Mindsnare have been involved in the punk/hc scene for over twelve years, what is the biggest change you’ve seen in the scene? Obviously it’s got a lot bigger.

It’s definitely got a lot bigger. I think the fashions and the trends – they come and go – we’ve seen the hardcore scene change probably five times in the last thirteen years. Now it’s all about make up and screaming, that’s cool if kids are into it. Some of those bands are good. That’s going to change again though. It’ll all be gone in two years time. That’s what happens every two years. There’s all these bands that come and go and these trends happen and it changes. As soon as something trendy and fashionable it can only last so long. It will still evolve into something else. They’ll still be a hardcore scene. I don’t think it will die the way it’s gone, it’ll just change again.

Do you have a prediction as to where it’s going to go next?

Not really because we’re sort of older guys and we know what we like and there’s a lot of new stuff that comes up and we can hear the influences and where they’ve got it from. Anything new that happens doesn’t really surprise us…. it’s just people writing songs drawing on different influences and all trying to throw different things into the mix. People strive to make different music and set themselves apart and that’s what keeps it evolving. The essence of hardcore, they’ll always be people writing aggressive, heavy music and if it stays like that then things are good.

A lot of people talk about a hardcore ‘scene’ and a hardcore ‘community’ do you think there’s a difference between a scene and a community?

I think there’s a big difference. It’s so big today but today it’s not what it used to be. I don’t think there is a great sense of community. I think there is a sense of comradery between bands that tour because they know so many people in other cities. It used to be like that back in the day but back in the day that’s all there was ever at shows. Shows weren’t as big as they are now. Some people talk about how ‘Back in the day it was amazing’ but there wasn’t this many people at shows. There wasn’t this many bands happening. You couldn’t go to a city and have twenty bands to choose from to put on one bill, it wasn’t like that. Some of these bands just continuously tour and are still able to play with different bands every time they come to a certain town, and that’s awesome! It wasn’t like that ten years ago.

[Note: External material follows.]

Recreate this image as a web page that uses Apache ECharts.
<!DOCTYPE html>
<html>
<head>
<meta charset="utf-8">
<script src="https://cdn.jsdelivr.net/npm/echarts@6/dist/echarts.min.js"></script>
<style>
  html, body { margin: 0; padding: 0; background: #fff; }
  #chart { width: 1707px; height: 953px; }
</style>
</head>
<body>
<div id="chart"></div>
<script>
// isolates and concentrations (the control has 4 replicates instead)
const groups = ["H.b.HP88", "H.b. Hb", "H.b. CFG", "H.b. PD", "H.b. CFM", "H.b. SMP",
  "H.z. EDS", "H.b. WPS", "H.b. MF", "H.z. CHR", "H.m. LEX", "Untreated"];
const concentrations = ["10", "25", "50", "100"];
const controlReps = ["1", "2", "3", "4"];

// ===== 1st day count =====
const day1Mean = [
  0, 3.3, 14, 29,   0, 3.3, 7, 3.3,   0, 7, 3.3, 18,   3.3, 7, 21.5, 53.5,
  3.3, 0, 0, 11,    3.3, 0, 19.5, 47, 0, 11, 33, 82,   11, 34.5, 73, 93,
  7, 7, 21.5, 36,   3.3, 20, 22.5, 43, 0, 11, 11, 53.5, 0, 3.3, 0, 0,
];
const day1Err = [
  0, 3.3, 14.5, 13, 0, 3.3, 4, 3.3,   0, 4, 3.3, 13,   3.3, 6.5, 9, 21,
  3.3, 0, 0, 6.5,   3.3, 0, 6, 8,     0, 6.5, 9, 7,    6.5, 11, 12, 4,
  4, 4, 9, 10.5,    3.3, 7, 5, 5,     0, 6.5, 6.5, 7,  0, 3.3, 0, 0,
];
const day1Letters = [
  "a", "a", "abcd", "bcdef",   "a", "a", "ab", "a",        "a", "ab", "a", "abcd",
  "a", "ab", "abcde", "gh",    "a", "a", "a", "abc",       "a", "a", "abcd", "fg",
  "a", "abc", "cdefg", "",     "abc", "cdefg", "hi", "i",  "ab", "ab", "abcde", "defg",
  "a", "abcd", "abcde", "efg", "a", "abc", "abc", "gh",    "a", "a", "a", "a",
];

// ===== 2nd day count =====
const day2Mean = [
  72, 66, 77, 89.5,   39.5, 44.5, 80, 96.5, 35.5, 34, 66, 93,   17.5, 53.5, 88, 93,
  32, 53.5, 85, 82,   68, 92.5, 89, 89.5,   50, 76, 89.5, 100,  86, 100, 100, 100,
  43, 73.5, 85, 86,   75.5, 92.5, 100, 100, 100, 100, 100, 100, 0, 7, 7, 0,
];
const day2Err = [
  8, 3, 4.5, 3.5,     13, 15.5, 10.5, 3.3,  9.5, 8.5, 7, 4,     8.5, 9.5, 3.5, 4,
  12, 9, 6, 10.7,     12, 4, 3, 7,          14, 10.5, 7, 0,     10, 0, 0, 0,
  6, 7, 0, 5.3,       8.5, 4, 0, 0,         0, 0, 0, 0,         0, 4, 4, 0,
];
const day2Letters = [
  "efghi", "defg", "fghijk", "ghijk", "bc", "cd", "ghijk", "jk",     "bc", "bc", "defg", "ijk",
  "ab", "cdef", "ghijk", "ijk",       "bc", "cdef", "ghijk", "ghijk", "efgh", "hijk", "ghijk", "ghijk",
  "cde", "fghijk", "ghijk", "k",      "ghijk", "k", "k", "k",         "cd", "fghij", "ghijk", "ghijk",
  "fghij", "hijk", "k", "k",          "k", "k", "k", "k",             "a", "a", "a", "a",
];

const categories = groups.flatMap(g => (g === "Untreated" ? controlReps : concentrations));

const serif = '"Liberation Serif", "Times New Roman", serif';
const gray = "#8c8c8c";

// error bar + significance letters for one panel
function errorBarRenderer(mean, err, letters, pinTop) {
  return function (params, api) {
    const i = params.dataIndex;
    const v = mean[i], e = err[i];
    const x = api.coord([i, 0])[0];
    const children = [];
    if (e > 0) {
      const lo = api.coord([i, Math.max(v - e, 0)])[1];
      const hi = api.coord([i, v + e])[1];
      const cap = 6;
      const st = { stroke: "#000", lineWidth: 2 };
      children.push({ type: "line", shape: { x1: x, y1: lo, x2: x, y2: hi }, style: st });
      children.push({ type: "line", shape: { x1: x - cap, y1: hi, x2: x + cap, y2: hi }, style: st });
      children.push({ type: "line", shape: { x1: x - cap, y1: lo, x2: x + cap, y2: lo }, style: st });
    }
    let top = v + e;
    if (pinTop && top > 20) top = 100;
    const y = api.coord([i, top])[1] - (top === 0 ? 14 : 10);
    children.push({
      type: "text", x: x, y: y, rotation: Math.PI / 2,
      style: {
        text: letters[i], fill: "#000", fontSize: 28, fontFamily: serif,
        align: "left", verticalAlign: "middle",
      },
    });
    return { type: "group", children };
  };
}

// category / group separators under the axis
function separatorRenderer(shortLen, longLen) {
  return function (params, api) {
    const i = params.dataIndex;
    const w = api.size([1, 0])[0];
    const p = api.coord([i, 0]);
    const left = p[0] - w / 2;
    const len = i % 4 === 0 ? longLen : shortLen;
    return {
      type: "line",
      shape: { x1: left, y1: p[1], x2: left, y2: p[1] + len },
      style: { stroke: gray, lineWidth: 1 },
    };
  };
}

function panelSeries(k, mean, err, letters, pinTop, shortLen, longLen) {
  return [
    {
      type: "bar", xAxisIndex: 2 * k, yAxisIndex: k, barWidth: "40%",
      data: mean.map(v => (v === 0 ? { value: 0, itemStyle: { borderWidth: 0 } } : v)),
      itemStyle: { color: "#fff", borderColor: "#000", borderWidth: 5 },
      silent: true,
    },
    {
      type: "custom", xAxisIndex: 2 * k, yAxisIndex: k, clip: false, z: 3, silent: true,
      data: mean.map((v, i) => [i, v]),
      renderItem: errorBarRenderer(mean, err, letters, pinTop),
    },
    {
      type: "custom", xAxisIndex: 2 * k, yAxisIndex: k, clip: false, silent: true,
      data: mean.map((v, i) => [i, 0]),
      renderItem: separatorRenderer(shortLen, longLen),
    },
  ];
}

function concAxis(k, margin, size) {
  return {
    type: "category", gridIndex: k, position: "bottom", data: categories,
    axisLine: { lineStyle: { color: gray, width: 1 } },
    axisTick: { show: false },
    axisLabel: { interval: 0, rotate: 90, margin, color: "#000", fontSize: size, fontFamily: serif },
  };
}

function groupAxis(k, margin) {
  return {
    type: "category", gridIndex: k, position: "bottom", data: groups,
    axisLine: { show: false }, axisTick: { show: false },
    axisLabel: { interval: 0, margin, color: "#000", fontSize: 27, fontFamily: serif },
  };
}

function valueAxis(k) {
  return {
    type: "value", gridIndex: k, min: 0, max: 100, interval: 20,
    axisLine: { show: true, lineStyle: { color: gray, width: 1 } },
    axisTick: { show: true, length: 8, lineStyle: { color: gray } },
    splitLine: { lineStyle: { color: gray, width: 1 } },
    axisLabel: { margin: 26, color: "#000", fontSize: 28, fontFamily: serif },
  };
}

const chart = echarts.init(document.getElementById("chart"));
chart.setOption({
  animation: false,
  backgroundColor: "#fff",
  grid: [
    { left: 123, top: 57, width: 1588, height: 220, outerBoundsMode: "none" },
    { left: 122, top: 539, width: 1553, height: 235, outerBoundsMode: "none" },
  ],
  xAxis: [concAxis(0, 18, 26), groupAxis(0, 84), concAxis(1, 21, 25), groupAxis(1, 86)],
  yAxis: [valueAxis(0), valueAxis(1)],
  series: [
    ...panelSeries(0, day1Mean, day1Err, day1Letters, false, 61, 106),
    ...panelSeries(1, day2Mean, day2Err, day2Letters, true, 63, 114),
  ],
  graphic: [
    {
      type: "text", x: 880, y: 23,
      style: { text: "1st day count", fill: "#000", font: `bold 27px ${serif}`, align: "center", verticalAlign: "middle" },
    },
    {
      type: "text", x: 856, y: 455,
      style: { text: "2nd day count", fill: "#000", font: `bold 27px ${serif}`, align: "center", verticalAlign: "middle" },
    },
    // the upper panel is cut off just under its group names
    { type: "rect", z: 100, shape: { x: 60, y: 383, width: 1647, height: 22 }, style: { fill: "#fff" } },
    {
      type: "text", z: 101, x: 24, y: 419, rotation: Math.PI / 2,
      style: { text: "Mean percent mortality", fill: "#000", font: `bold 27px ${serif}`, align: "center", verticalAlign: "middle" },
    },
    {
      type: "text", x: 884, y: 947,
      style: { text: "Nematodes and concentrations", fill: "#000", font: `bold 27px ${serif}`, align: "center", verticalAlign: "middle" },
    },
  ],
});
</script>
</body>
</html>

Ten years ago there were three hardcore bands in every city if you were lucky. If you wanted to go back there you’d have to play with those same bands time and time again. When something gets so big it’s really hard to have a community, that’s not necessarily a bad thing. Just because you like that music doesn’t mean you have to subscribe to what everyone else believes. As things get bigger you… everyone shouldn’t have to think the same. When you’re talking hardcore there are so many styles that can come under the sound. Most older people will probably discount those styles and say they’re irrelevant but they still are.

It just evolves and everyone has their own idea of what hardcore is. When I first got into hardcore I listened to Sick Of It All so for me hardcore is band’s like Sick Of It All and to someone young getting into hardcore they might listen to a band like Bleeding Through and to them that’s hardcore.

Exactly! I mean Bleeding Through aren’t a hardcore band they’re a metal band as much as Parkway Drive is a metal band, it’s pretty much as Mindsnare are a metal band. Most of it is metal but guys have a hardcore background and love hardcore music. All three bands we just spoke about all love hardcore and all grew up whether it’s their ethics or that sense about them. You label yourself as that whereas the music might not necessarily… like Sick Of It All, that’s hardcore! (laughs) If you had a dictionary and was a purest half the stuff people are playing… hardcore’s a term that’s been hijacked, but that’s ok. If people are enjoying it that’s all that matters.

In the beginning what inspired you guys to start Mindsnare?

When the band started I was playing in a punk band. I came in a year later. The guy’s started the band because of their influences, because of bands like Sick Of It All. The band started in 1993. Back then there wasn’t many bands, maybe four bands or five bands playing anything like that and Mindsnare was really built on New York Hardcore like Bold and Judge stuff like that. It was just wanting to play that kind of music. There was no audience, there was no ‘We’re going to form a band and get on shows’, there was no bills to get on. There was no twelve hardcore shows every weekend. No ‘What show can we get on?’ and ‘Who do we know?’ There was nothing it was just wanting to play the music that made it happen. There’s no other reason. Back then you’d put on a show and there’d be fifty people there and it would be amazing, some people would travel interstate for a show. That’s how it was. If you put on a show now and get two hundred people, people think that’s a bad turnout ‘Fuck you dude, you’re lucky anyone wants to hear your fucking band’ you should be happy people are interested.

What’s one of the biggest changes you’ve seen in Mindsnare?

I think it really changed in 1997 when Brad left the band, he pretty much wrote everything. Once he left and we did an album called Credulity that’s when we really started writing but nothing really made sense until 2000 when Gordy joined the band and we finally had a drummer who could play what Beltsy was writing, everyone we had to that point held us back and we couldn’t do what we wanted.

2 Responses to “Mindsnare”

  1. Bert says:

    Good interview!

  2. Bianca says:

    Bert – Thanks! Glad you enjoyed it.